There are 2 ways to get there: 

  1. (This is the way I went) – driving south from Waikoloa past mile marker 82 (and just past the scenic lookout point), there is a dirt road on your right. It can be easily missed – if you hit mile marker 83 you’ve gone too far. Take this road down, it does get bumpy but a 4WD is not necessary. Park when the road ends, which is right at the beach. When you hit the water, turn right (north) and it is about a 50 min or so walk to the lagoon. This way is great, as it is a beautiful walk by the ocean, and there are some interesting things along the way including the Queen’s Bath (a fresh water hole), and a few pretty impressive houses. The more modern house was built by the doctor that invented the Pace Maker (you can see he did quite well for himself). Then there is the home knows as the “Bali House”. It was built in Bali and shipped to Hawaii to be reconstructed – trust me; it is worth going this route to take a look at this place. You won’t be able to pick your jaw up from off the ground until you hit the lagoon.
  2. At mile marker 82 off highway #19, you can park right on the side of the road. There is a trail that leads you down to the water, I believe it is about 45 minutes or so – once you get to the shoreline turn right and don’t stop until you hit the lagoon (there are some areas where the trail is not clear – as long as you stay close to the shore you will find your way there)

Pu’uhonua o Honaunau (65 min drive)
A pu’honua is a place of refuge, where no blood could be spilled. It had three main purposes:

  1. In ancient Hawaii people lived under the “kapu” system. If anyone broke a kapu the punishment was death. Breaking a kapu could be anything from murder, to a woman eating a banana. Seriously. But, there was a loop hole. If you could make your way to a pu’uhonua (which was not an easy task as it was located in a difficult place to access, and you are being chased by warriors trying to kill you), a priest would be waiting and after several hours or days of rituals you would be absolved of your crime, and could return to the community with the slate wiped totally clean.
  2. In times of war, the men on the losing side would be slaughtered – unless they could get to the pu’uhonua. If they made it there, they could pledge allegiance to the winning “side” and be spared.
  3. Families travelled with the warriors to the battles. They, too, would be killed if they were on the losing team, so they would usually camp pretty close to a pu’uhonua. This way they could high tail it there if their men lost the battle.

This particular pu’uhonua is located on a piece of lava jutting out to the ocean, right outside of the walls of royal grounds (that would have been filled with more warriors who tried to kill you). The only way to get there was by swimming…. That is if the warriors, rip tides or sharks didn’t get to you first. 

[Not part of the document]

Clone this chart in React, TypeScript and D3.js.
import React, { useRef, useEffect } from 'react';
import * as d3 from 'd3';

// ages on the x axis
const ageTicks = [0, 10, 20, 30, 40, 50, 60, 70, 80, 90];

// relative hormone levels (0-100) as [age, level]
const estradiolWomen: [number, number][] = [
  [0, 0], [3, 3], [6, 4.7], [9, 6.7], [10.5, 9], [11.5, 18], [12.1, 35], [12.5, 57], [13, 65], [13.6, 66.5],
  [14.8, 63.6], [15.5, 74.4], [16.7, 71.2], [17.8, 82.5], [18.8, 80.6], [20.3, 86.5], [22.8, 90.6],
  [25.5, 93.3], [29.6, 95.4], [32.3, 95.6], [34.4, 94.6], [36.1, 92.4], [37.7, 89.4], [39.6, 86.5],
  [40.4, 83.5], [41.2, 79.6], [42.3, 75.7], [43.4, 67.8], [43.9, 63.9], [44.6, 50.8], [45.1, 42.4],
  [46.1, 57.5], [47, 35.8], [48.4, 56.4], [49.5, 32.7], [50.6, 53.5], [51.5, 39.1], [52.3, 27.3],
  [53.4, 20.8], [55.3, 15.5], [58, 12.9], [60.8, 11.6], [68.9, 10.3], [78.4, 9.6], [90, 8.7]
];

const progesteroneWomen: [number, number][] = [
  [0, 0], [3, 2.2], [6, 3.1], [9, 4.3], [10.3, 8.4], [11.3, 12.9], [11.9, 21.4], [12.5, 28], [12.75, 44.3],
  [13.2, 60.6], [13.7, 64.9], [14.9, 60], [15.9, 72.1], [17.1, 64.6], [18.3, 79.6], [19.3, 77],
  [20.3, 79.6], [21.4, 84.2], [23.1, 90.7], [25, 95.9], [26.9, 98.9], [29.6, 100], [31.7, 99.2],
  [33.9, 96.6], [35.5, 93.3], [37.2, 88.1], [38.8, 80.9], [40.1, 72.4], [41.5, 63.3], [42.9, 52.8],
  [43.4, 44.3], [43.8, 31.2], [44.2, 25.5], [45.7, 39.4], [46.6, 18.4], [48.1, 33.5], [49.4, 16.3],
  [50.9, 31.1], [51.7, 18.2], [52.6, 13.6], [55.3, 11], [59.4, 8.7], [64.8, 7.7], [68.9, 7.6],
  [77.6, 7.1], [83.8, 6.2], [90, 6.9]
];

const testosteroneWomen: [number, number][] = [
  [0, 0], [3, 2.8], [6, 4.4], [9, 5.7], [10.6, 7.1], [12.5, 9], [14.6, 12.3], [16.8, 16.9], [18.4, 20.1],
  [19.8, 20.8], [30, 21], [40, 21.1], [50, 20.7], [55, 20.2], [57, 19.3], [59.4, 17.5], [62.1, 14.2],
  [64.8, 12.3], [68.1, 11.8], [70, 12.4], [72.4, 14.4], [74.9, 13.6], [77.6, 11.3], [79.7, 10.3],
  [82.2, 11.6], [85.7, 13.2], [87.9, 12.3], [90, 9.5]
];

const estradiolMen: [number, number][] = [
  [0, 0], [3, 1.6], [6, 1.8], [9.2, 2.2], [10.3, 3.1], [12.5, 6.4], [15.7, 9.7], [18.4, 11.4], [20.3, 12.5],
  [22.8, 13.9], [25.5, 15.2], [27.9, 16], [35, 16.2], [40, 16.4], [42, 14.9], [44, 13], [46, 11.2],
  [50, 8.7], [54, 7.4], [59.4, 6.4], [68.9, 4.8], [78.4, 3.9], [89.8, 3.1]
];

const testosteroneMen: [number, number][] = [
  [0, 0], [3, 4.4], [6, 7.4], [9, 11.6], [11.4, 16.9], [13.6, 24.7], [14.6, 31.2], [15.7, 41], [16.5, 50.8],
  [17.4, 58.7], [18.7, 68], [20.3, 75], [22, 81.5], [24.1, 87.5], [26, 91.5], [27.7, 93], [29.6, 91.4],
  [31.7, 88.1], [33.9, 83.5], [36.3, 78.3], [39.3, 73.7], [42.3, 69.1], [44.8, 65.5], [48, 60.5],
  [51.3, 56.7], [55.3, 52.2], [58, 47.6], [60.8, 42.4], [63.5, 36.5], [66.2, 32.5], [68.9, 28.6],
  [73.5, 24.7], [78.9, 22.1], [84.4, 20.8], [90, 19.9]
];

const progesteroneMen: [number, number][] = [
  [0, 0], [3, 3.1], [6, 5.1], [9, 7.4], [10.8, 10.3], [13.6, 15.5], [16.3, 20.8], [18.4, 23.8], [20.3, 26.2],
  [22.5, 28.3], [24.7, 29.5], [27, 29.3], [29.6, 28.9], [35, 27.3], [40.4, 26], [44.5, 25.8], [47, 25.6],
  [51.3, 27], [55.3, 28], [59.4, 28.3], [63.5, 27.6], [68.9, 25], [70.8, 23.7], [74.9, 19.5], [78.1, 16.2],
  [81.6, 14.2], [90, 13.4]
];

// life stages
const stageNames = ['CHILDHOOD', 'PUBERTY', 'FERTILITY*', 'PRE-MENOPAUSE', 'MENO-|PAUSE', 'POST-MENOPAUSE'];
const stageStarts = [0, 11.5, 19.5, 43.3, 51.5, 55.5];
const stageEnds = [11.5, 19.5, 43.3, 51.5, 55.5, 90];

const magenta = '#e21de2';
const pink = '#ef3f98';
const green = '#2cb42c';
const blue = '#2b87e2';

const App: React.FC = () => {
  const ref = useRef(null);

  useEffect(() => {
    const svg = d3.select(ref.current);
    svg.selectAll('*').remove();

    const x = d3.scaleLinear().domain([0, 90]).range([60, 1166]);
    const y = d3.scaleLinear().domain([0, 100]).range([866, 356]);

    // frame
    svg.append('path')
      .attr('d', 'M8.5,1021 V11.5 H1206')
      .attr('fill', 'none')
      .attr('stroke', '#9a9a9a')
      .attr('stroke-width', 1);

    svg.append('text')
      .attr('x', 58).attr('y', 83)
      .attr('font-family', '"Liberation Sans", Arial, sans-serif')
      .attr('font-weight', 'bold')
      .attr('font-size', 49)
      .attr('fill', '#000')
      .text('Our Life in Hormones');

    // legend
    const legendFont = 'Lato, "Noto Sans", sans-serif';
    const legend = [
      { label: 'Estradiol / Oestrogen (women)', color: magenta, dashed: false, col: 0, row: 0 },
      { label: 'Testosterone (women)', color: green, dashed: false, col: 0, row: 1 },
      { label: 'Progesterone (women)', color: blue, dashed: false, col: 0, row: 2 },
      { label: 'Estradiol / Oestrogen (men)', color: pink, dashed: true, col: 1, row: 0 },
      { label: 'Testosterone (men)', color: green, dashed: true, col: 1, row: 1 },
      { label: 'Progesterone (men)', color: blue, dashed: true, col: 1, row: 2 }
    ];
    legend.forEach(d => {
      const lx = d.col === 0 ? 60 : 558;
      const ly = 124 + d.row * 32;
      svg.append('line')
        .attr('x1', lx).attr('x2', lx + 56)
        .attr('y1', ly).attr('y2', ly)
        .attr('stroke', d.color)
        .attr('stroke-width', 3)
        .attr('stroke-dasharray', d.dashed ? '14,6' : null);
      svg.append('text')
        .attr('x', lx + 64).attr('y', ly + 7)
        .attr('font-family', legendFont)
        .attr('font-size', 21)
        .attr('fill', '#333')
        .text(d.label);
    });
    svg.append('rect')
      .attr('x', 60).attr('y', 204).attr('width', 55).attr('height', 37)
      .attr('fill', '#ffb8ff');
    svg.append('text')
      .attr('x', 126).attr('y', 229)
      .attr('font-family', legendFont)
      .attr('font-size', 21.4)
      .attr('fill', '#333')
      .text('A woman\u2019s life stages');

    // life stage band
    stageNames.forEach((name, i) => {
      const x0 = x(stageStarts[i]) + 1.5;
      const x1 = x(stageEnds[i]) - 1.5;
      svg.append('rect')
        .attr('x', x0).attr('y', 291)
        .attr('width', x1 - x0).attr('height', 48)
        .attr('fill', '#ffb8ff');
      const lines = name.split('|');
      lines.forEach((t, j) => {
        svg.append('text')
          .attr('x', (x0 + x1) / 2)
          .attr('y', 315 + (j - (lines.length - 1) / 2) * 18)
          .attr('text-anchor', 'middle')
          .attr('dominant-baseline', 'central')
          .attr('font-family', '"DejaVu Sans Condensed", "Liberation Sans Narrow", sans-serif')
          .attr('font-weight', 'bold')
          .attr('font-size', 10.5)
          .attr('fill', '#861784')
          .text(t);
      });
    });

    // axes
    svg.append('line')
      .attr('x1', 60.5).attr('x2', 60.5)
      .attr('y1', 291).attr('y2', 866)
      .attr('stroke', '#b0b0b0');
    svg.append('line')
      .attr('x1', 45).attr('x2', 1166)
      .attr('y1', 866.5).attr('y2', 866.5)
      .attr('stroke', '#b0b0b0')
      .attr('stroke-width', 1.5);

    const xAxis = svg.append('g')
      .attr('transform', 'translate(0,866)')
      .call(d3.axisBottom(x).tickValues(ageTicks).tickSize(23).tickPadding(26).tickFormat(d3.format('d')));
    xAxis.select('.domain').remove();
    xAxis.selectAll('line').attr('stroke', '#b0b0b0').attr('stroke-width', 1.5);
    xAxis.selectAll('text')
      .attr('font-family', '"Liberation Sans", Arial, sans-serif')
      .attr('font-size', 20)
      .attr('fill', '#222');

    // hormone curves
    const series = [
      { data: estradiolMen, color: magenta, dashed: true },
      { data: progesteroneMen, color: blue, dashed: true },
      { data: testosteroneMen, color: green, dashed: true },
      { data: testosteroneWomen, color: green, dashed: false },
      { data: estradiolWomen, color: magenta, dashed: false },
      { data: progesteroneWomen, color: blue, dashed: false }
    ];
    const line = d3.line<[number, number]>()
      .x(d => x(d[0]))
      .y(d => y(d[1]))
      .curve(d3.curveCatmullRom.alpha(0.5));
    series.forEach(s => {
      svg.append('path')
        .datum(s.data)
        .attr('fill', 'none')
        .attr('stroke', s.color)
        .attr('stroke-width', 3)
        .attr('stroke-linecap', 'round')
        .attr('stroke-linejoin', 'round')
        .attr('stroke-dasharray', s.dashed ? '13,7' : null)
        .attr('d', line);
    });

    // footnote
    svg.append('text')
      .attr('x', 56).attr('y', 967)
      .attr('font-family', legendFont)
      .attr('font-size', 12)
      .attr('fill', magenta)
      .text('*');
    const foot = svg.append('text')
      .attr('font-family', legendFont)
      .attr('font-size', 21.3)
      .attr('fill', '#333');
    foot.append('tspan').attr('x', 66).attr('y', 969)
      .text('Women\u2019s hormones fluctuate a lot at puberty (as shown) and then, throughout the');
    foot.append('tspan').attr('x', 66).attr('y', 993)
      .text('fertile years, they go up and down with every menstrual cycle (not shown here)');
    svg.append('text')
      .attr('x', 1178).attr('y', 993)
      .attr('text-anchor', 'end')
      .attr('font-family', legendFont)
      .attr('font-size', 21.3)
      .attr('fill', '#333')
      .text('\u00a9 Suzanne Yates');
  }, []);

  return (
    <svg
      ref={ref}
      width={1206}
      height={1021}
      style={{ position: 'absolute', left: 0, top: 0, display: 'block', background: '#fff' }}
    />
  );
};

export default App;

There are several reproductions of huts and wood carvings in the royal grounds here as well, and the original walls are still standing. It is really quite beautiful and serene.
On the way there it is worth driving to Kealakekua Bay (only about 5 minutes away). It is where Captain Cook sailed into on his second voyage to the island, and later died.

Kaloko-Honokohau (30 min drive)
This is another National Park that is worth a visit. It has a nice little visitors centre in the parking lot, then a path that leads you to the ocean (just off the path are some pretty impressive petroglyphs). Along the beach are several fish ponds (that would have been food for royalty and the gods) as well as a fish trap. This beach is another great spot for turtle watching, and you can also swim there. 

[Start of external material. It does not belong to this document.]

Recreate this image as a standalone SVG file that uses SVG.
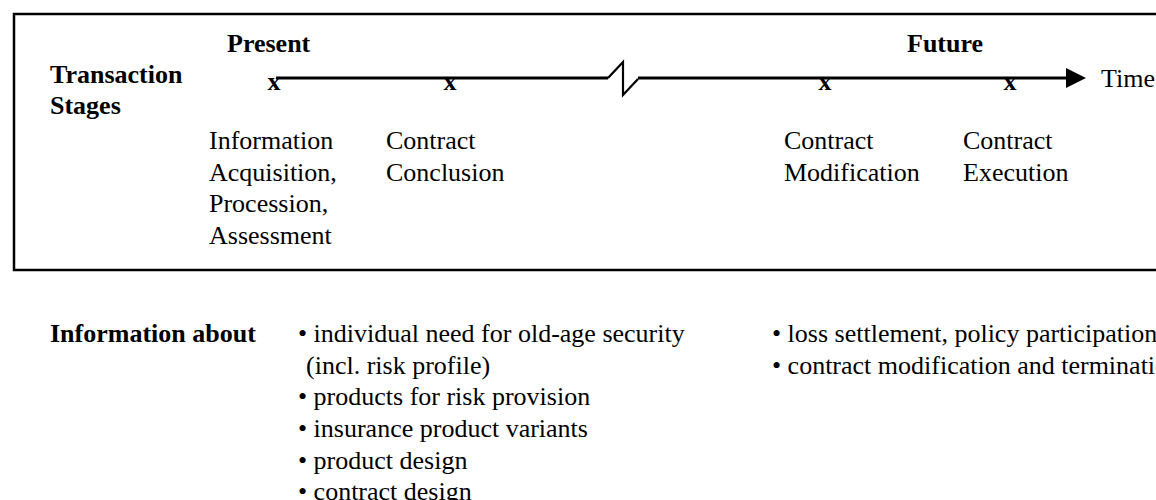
<svg xmlns="http://www.w3.org/2000/svg" width="1156" height="500" viewBox="0 0 1156 500">
<style>
text{font-family:"Liberation Serif","Times New Roman",serif;font-size:26px;fill:#000}
.b{font-weight:bold}
.mk{font-weight:bold;text-anchor:middle}
.ln{stroke:#000;stroke-width:3;fill:none}
.brk{stroke:#000;stroke-width:2.2;fill:none}
</style>
<defs>
<marker id="ah" viewBox="0 0 20 20" refX="0" refY="10" markerWidth="20" markerHeight="20" markerUnits="userSpaceOnUse" orient="auto">
<path d="M0,0 L20,10 L0,20 Z" fill="#000"/>
</marker>
</defs>
<rect width="1156" height="500" fill="#fff"/>
<g id="frame">
<rect x="14" y="14" width="1160" height="256" fill="none" stroke="#000" stroke-width="2.5"/>
</g>
<g id="connectors">
<path class="ln" d="M276,78 H608"/>
<path class="brk" d="M608,78 L623,62 V95 L638,79"/>
<path class="ln" d="M638,78 H1066" marker-end="url(#ah)"/>
</g>
<g id="labels">
<text class="b" x="50" y="83">Transaction</text>
<text class="b" x="50" y="114">Stages</text>
<text class="b" x="227" y="52">Present</text>
<text class="b" x="907" y="52">Future</text>
<text x="1101" y="87">Time</text>
</g>
<g id="stage-info">
<text class="mk" x="274" y="90">x</text>
<text x="209" y="149">Information</text>
<text x="209" y="181">Acquisition,</text>
<text x="209" y="212">Procession,</text>
<text x="209" y="244">Assessment</text>
</g>
<g id="stage-conclusion">
<text class="mk" x="450" y="90">x</text>
<text x="386" y="149">Contract</text>
<text x="386" y="181">Conclusion</text>
</g>
<g id="stage-modification">
<text class="mk" x="825" y="90">x</text>
<text x="784" y="149">Contract</text>
<text x="784" y="181">Modification</text>
</g>
<g id="stage-execution">
<text class="mk" x="1010" y="90">x</text>
<text x="963" y="149">Contract</text>
<text x="963" y="181">Execution</text>
</g>
<g id="info-about">
<text class="b" x="50" y="342">Information about</text>
<text x="298" y="342">• individual need for old-age security</text>
<text x="306" y="374">(incl. risk profile)</text>
<text x="298" y="405">• products for risk provision</text>
<text x="298" y="437">• insurance product variants</text>
<text x="298" y="469">• product design</text>
<text x="298" y="500">• contract design</text>
<text x="772" y="342">• loss settlement, policy participation</text>
<text x="772" y="374">• contract modification and termination</text>
</g>
</svg>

Beside the park is Honokohau harbour, with a fantastic place called the Bite Me Fish Market. They have fishing tours, a great restaurant (the fish tacos are out of this world) and if you are staying in a condo and can cook for yourself you can purchase fish from their market. It is all caught daily – it doesn’t get fresher than that. If you eat in the restaurant you also get a discount off fish purchased in the market or a tour (it just has to be bought that same day).

Volcano National Park (2 hr drive via Saddle Road, 2.5 hr drive via Highway 11)
How can you go to the Big Island and not go and see an active volcano? Acres of land are added each year by the Kilauea lava flow and as my dad (the geologist) says here is your chance to walk on rock that is younger than you are. Make sure to stop in at the visitors centre first to chat to the park rangers and decide on where you are going to explore. 

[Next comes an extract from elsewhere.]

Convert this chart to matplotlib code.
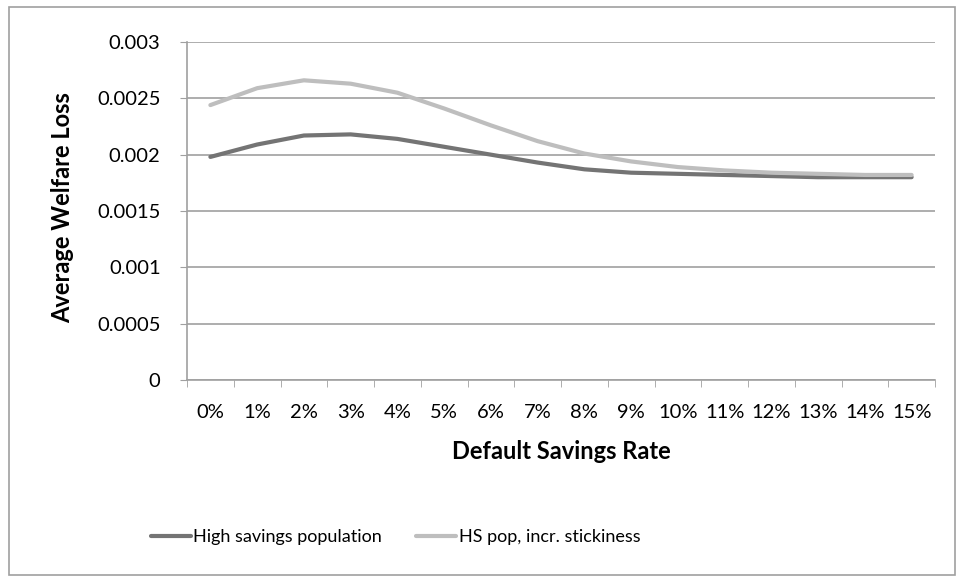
import matplotlib.pyplot as plt
import numpy as np
from matplotlib.patches import Rectangle

plt.rcParams["font.family"] = ["Lato", "DejaVu Sans"]

rate_labels = ["0%", "1%", "2%", "3%", "4%", "5%", "6%", "7%", "8%", "9%",
               "10%", "11%", "12%", "13%", "14%", "15%"]
high_savings = [0.00198, 0.00209, 0.00217, 0.00218, 0.00214, 0.00207, 0.00200, 0.00193,
                0.00187, 0.00184, 0.00183, 0.00182, 0.00181, 0.00180, 0.00180, 0.00180]
hs_sticky = [0.00244, 0.00259, 0.00266, 0.00263, 0.00255, 0.00241, 0.00226, 0.00212,
             0.00201, 0.00194, 0.00189, 0.00186, 0.00184, 0.00183, 0.00182, 0.00182]
y_ticks = [0, 0.0005, 0.001, 0.0015, 0.002, 0.0025, 0.003]
y_tick_labels = ["0", "0.0005", "0.001", "0.0015", "0.002", "0.0025", "0.003"]

grid_color = "#a0a0a0"
dark = "#747474"
light = "#bebebe"
tick_fs = 14.5
label_fs = 17

fig = plt.figure(figsize=(9.64, 5.82), dpi=100)
fig.patches.append(Rectangle((9 / 964, 7 / 582), 946 / 964, 568 / 582, transform=fig.transFigure,
                             fill=False, edgecolor="#a0a0a0", linewidth=1.2))
ax = fig.add_axes([187 / 964, 1 - 380 / 582, 748 / 964, 338 / 582])

x = np.arange(len(rate_labels))
ax.plot(x, high_savings, color=dark, linewidth=3.0, solid_capstyle="round", label="High savings population")
ax.plot(x, hs_sticky, color=light, linewidth=3.0, solid_capstyle="round", label="HS pop, incr. stickiness")

ax.set_xlim(-0.5, len(rate_labels) - 0.5)
ax.set_ylim(0, 0.003)
ax.set_yticks(y_ticks)
ax.set_yticklabels(y_tick_labels)
ax.set_xticks(x)
ax.set_xticklabels(rate_labels)
ax.set_xticks(np.arange(-0.5, len(rate_labels)), minor=True)
ax.tick_params(axis="x", which="major", length=0, pad=17, labelsize=tick_fs)
ax.tick_params(axis="x", which="minor", length=5, color=grid_color, direction="out")
ax.tick_params(axis="y", length=5, color=grid_color, labelsize=tick_fs, pad=14)

ax.yaxis.grid(True, color=grid_color, linewidth=1.2)
ax.set_axisbelow(True)
for side in ["top", "right"]:
    ax.spines[side].set_visible(False)
for side in ["left", "bottom"]:
    ax.spines[side].set_color(grid_color)
    ax.spines[side].set_linewidth(1.2)

ax.set_xlabel("Default Savings Rate", fontsize=label_fs, fontweight="bold")
ax.set_ylabel("Average Welfare Loss", fontsize=label_fs, fontweight="bold")
ax.xaxis.set_label_coords(0.5, (380 - 440) / 338)
ax.yaxis.set_label_coords((74 - 187) / 748, 0.51)

fig.legend(loc="center left", bbox_to_anchor=(151 / 964, 1 - 537 / 582), ncol=2, frameon=False,
           fontsize=13, handlelength=2.2, handletextpad=0.15, columnspacing=1.9,
           borderaxespad=0, borderpad=0)

fig.savefig("out.png", dpi=100)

There are many hikes in the park well worth doing. If you do plan a trip either leave bright and early so you can get a good amount of time at the volcano, or treat yourself and stay overnight at Volcano House. This historic hotel is located right by the visitors centre, and has views of the smoking Kilauea Crater. At night you can see it glow as you eat dinner in the restaurant – very cool. Here are the hikes & sights that we did, but again there are tons to choose from:

  1. Kilauea Iki: (meaning Small Kiluea crater). This is from an eruption and flow from 1959, and is quite close to the larger (active) Kilauea crater. This is about a 2 hour hike, which begins with your descent to the crater through a lush rain forest. Once you get to the crater floor you make your way across passing steam vents, etc. Then back up through the rain forest. It is one of the most popular hikes and once you are there it is not hard to see why.
  2. Ka’u Dessert Trail: The trail head for this is located about 15 minutes outside of the park. The trails are quite long and you literally can go for hours, but if you don’t have the time it is worth doing the first mile in. This leads you to an area that has footprints preserved in cooling volcanic ash of Kamehameha’s enemy armies. Keoua Kuahu’ula (Kamehameha’s rival/cousin) and his armies were marching from the Hilo area to Kona indenting to defeat Kamehameha in 1790. The army was divided in 3 companies – the first made it through the area unscathed, but the second were killed due to gasses from an eruption at Kilauea. The third company were the ones to discover their comrades and their families (about 400 people total). At first it was assumed they were just sitting and taking a rest until the 3rd company got close enough to see they had all perished – the lone survivor was a pig. The foot prints were either made by the doomed 2nd company, or the 3rd that would discover them. Of course many people took this as a sign that Pele, the volcano god, was on Kamehameha’s side and not his cousin. Who knows what might have happened had the volcano not erupted at that exact time.
  3. Thurston Lava Tube: Walk through a massive lava tube – it can be quite touristy in this spot but still worth checking out.
  4. End of the Road: The active volcanoes are always changing the face of the park – at the end of the road you can see where the 1983 flow closed the highway. There is also a view point of a really pretty lava arch in the ocean.
  5. Mauna Ulu Trail: This is really interesting trail, which is about an hour and a half (that is if you are not travelling with a geologist – it took us 3 hours) which is littered with lava trees and other formations caused by the Mauna Ulu eruption of 1969-1974.